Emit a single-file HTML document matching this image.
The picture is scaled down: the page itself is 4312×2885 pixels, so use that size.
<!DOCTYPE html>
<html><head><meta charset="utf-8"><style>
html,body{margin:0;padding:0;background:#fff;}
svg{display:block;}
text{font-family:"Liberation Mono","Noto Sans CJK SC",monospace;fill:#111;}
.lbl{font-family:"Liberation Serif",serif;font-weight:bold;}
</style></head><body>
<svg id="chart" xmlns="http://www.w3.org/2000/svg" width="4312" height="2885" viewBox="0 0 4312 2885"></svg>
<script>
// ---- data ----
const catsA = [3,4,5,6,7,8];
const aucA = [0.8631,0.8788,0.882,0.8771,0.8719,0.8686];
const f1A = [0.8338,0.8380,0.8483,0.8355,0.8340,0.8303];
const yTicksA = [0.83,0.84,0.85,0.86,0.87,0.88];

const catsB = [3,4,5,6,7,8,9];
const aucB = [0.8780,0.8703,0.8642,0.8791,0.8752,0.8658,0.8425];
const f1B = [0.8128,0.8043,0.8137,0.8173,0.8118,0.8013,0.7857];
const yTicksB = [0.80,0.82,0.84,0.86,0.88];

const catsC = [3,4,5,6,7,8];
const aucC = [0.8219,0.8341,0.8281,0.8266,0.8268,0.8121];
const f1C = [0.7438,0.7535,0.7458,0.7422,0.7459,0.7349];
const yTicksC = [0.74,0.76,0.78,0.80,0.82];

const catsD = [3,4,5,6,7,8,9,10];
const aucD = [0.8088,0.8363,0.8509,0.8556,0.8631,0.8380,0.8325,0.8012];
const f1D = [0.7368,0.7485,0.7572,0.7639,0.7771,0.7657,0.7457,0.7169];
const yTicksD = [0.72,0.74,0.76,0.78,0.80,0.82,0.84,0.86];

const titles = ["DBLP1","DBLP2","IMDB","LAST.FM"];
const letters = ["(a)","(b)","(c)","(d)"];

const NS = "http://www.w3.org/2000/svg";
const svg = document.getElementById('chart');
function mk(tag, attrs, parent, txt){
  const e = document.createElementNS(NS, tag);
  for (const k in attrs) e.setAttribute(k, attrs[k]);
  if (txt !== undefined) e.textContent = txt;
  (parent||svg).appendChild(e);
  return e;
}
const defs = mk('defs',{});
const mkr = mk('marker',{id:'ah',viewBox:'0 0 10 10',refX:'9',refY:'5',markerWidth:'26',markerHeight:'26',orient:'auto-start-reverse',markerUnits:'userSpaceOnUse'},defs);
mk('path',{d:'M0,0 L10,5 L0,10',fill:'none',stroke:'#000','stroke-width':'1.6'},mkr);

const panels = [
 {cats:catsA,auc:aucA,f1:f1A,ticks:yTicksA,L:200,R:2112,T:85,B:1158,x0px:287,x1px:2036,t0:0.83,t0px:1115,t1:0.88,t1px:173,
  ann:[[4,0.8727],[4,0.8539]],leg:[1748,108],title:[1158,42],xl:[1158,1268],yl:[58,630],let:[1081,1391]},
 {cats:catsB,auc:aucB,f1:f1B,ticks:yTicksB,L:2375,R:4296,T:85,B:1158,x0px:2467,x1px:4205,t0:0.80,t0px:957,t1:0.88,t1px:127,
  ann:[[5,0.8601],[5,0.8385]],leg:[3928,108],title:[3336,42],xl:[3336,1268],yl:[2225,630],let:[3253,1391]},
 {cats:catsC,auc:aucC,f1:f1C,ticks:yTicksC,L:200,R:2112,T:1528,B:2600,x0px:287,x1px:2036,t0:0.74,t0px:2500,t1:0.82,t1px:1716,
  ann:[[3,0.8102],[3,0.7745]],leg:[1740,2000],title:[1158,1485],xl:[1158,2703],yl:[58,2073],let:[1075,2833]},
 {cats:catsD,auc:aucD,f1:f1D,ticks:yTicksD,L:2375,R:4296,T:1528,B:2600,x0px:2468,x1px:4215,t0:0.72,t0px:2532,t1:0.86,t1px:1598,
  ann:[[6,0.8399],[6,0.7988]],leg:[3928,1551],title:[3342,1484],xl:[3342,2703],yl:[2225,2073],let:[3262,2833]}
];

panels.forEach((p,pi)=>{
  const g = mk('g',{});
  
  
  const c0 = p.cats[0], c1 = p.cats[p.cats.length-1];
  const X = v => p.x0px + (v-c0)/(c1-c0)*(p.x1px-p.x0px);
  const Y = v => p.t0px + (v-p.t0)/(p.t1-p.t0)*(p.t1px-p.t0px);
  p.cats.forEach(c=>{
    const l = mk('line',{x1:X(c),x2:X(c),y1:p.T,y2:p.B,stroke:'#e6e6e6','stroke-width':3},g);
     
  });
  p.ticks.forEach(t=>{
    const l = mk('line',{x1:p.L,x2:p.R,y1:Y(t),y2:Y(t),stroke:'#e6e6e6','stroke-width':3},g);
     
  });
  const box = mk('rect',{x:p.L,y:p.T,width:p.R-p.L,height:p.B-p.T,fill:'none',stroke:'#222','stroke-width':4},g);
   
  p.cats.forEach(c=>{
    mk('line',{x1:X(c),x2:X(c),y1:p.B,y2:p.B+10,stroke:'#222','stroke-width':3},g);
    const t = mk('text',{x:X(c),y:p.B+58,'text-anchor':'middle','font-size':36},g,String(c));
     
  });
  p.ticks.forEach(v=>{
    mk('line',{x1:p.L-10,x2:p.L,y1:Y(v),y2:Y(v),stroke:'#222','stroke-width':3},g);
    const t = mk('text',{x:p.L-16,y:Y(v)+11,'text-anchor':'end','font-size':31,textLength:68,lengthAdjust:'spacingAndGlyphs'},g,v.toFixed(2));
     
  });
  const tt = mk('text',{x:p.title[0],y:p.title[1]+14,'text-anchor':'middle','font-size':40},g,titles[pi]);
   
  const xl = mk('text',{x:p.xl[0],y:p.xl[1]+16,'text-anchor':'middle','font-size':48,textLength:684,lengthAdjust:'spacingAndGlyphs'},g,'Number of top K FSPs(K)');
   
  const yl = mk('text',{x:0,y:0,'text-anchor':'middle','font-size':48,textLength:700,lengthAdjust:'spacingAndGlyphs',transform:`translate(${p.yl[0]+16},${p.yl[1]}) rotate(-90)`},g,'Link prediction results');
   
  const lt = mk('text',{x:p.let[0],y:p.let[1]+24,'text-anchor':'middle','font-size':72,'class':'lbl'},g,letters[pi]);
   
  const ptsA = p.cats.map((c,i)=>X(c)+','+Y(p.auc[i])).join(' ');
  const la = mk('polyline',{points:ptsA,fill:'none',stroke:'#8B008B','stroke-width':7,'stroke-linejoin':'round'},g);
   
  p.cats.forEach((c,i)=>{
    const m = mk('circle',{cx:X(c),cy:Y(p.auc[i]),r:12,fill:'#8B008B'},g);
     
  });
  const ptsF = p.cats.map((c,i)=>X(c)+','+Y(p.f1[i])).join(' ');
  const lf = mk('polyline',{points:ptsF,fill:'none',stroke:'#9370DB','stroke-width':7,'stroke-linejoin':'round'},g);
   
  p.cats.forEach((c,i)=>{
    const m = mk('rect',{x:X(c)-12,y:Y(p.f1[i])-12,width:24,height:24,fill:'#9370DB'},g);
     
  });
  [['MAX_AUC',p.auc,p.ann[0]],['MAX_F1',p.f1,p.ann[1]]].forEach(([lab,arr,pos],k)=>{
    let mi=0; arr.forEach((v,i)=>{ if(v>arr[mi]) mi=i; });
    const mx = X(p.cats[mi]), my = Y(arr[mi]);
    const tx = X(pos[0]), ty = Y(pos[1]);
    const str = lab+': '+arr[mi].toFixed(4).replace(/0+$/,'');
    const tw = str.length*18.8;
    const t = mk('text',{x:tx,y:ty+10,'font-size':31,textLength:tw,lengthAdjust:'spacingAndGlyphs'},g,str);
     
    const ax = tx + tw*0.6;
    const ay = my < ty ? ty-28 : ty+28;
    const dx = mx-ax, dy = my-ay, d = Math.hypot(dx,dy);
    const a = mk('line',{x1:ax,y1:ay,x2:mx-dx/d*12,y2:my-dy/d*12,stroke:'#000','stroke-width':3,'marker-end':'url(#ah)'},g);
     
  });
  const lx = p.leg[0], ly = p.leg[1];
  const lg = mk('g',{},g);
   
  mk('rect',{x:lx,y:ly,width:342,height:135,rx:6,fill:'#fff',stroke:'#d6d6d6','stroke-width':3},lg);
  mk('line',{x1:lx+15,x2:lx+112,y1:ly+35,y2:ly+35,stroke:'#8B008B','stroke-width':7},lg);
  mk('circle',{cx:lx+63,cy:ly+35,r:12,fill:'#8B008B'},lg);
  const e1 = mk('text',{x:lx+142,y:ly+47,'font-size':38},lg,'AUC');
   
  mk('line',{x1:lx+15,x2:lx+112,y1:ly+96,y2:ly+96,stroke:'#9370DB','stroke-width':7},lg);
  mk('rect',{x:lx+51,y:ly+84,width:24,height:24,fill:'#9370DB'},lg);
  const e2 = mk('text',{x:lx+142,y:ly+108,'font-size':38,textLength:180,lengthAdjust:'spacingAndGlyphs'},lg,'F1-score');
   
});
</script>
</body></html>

* **Problem statement**
The word "document" appears in how many lines of the data? Answer with only the number.

* **Task result**
3